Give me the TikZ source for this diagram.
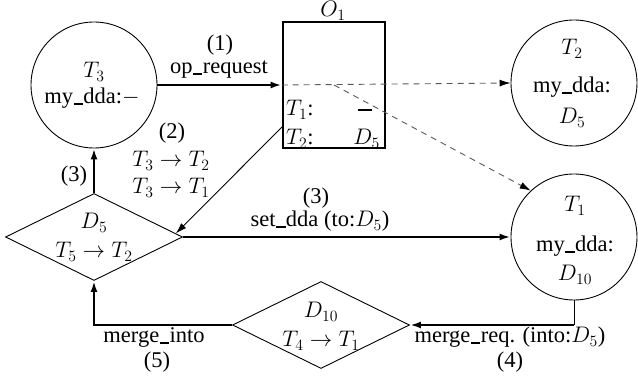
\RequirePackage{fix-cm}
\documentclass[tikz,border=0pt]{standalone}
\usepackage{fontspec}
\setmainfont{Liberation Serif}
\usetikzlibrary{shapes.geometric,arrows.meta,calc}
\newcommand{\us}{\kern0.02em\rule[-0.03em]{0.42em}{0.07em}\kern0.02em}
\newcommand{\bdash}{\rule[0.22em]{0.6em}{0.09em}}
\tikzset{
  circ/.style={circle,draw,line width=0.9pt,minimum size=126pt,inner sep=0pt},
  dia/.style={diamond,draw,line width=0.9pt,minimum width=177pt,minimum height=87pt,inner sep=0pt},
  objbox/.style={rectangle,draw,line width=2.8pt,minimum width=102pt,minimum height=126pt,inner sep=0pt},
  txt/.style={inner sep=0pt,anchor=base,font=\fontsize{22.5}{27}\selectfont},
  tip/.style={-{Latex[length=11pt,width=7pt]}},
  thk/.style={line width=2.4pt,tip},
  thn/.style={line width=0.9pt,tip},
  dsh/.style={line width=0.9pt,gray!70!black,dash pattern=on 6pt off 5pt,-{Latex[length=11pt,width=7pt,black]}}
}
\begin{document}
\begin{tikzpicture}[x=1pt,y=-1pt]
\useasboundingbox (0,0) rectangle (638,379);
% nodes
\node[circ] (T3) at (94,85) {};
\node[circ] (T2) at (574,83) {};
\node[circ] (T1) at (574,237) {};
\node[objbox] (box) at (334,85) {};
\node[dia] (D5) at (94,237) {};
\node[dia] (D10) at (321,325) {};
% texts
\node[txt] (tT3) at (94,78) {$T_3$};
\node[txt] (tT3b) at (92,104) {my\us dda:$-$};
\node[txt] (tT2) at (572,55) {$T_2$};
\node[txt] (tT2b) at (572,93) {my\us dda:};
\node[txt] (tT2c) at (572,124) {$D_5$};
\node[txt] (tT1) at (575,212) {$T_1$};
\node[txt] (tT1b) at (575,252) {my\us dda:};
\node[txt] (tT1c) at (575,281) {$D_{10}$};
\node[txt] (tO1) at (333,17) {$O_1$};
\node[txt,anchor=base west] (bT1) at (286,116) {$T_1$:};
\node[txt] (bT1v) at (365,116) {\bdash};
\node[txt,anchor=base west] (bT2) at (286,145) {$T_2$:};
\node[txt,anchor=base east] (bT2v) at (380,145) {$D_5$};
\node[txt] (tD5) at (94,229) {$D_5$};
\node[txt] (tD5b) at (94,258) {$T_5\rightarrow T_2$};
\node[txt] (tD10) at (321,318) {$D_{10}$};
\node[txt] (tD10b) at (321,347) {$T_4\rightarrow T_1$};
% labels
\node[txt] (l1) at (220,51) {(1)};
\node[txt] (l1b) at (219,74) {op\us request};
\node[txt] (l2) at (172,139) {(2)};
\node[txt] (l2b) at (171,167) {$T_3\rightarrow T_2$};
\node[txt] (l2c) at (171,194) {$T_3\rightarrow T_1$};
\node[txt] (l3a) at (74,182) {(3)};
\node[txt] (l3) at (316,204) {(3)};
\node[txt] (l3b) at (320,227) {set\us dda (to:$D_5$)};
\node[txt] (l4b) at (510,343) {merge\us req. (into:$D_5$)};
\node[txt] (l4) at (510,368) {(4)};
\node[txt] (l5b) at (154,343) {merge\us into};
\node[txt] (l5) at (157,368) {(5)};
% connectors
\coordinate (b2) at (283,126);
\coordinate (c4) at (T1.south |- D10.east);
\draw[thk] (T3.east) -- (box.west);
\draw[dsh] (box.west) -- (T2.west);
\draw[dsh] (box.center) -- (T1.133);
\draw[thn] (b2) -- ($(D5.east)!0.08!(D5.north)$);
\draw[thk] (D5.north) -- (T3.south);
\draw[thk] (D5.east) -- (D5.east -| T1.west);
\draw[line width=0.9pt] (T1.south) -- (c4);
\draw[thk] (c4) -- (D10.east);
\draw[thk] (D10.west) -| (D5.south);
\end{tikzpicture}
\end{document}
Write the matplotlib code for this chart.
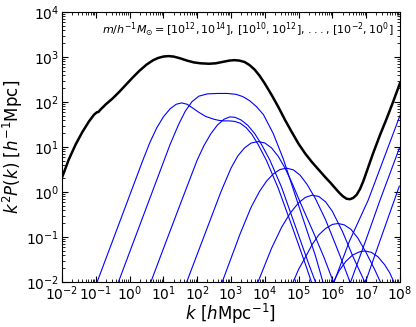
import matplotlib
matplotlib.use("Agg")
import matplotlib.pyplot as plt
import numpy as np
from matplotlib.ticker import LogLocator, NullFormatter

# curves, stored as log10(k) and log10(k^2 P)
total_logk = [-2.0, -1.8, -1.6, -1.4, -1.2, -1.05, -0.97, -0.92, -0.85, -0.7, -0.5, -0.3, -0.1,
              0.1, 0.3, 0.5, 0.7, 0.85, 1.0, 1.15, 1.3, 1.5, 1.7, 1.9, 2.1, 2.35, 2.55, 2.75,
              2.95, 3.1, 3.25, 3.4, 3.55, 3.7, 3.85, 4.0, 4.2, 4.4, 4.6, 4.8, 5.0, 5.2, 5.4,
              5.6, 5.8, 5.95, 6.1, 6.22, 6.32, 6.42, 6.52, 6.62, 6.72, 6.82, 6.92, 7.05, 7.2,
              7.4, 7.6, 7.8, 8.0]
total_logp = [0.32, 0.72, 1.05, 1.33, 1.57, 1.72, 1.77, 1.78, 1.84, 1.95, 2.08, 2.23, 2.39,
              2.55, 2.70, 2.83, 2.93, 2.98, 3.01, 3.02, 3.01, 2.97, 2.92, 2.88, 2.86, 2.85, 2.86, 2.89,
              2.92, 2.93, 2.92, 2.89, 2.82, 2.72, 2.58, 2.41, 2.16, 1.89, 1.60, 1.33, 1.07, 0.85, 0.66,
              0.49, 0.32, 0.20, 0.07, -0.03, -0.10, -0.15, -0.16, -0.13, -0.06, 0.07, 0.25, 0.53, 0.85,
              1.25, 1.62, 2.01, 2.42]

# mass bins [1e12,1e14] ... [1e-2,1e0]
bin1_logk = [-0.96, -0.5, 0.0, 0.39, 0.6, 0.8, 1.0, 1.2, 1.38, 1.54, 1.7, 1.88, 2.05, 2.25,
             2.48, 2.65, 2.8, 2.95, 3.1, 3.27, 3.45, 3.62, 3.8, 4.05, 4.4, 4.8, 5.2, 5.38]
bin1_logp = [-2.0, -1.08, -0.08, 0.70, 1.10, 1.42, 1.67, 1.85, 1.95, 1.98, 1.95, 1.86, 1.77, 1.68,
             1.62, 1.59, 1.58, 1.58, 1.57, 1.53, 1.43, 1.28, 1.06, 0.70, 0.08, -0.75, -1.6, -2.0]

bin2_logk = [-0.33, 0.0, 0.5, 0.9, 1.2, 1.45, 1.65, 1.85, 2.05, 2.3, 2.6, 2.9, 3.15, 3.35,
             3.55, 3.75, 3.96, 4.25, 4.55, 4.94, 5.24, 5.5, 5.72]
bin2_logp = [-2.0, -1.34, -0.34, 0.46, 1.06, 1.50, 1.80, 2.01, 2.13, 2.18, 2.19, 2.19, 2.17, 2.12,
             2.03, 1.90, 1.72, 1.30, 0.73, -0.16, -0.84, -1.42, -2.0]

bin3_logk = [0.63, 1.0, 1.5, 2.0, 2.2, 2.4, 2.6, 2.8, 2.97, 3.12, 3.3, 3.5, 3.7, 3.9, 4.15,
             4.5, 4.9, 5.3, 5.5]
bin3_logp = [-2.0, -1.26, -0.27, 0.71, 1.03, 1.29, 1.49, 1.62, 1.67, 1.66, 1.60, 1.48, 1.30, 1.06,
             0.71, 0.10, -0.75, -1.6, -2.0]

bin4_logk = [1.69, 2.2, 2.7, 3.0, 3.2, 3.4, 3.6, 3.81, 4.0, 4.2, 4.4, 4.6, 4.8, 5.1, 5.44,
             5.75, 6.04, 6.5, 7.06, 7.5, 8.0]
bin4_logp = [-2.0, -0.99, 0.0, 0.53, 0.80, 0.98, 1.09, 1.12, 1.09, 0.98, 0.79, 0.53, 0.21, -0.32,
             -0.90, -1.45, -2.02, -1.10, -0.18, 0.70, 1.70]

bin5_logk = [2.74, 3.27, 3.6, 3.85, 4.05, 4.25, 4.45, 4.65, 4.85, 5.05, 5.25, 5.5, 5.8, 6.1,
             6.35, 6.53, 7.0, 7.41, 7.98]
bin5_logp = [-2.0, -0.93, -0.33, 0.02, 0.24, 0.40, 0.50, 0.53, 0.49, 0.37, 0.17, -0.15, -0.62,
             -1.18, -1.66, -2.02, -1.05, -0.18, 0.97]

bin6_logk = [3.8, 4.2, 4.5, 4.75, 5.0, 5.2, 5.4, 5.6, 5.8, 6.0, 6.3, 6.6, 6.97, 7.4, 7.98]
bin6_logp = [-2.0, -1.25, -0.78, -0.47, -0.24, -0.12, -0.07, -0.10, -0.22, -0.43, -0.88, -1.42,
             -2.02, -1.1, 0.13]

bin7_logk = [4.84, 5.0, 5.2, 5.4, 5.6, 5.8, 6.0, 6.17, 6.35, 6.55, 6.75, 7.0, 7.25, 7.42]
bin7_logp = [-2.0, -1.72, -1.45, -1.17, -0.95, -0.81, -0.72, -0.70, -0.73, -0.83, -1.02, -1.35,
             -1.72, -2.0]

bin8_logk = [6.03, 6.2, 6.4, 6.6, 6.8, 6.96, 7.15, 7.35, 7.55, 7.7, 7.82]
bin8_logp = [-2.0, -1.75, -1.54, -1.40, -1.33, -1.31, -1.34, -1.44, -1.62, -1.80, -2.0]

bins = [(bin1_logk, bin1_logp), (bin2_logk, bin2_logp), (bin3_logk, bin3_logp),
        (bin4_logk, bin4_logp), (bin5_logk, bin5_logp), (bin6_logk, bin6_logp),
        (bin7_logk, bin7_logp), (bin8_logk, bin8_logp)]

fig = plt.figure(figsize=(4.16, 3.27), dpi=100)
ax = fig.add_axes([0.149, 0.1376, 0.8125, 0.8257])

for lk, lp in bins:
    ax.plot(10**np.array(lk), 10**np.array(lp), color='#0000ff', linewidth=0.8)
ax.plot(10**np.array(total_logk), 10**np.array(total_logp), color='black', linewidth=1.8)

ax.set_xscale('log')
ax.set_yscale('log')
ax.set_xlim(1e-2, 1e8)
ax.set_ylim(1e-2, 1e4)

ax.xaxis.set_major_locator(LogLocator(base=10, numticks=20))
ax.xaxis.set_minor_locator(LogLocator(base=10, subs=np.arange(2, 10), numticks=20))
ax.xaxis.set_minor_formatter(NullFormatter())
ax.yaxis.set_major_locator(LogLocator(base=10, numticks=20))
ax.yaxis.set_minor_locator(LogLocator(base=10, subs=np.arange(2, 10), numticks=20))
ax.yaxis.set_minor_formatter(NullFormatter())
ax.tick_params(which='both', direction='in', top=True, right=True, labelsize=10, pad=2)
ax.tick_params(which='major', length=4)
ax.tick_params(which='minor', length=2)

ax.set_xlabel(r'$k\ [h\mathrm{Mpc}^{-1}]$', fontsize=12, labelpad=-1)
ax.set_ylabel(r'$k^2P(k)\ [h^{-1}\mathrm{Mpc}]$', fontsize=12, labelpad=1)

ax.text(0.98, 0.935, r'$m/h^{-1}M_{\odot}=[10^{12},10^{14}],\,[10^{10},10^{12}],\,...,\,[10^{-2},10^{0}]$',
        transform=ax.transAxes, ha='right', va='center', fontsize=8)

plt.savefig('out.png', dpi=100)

════════

GOAL OF THE EXERCISE >> Both the line with "Write the matplotlib code for this chart." and the line with "from matplotlib.ticker import" are included: reproduce them and every line between, exactly, with pictures omitted.

ANSWER TO THIS EXERCISE >>
Write the matplotlib code for this chart.
import matplotlib
matplotlib.use("Agg")
import matplotlib.pyplot as plt
import numpy as np
from matplotlib.ticker import LogLocator, NullFormatter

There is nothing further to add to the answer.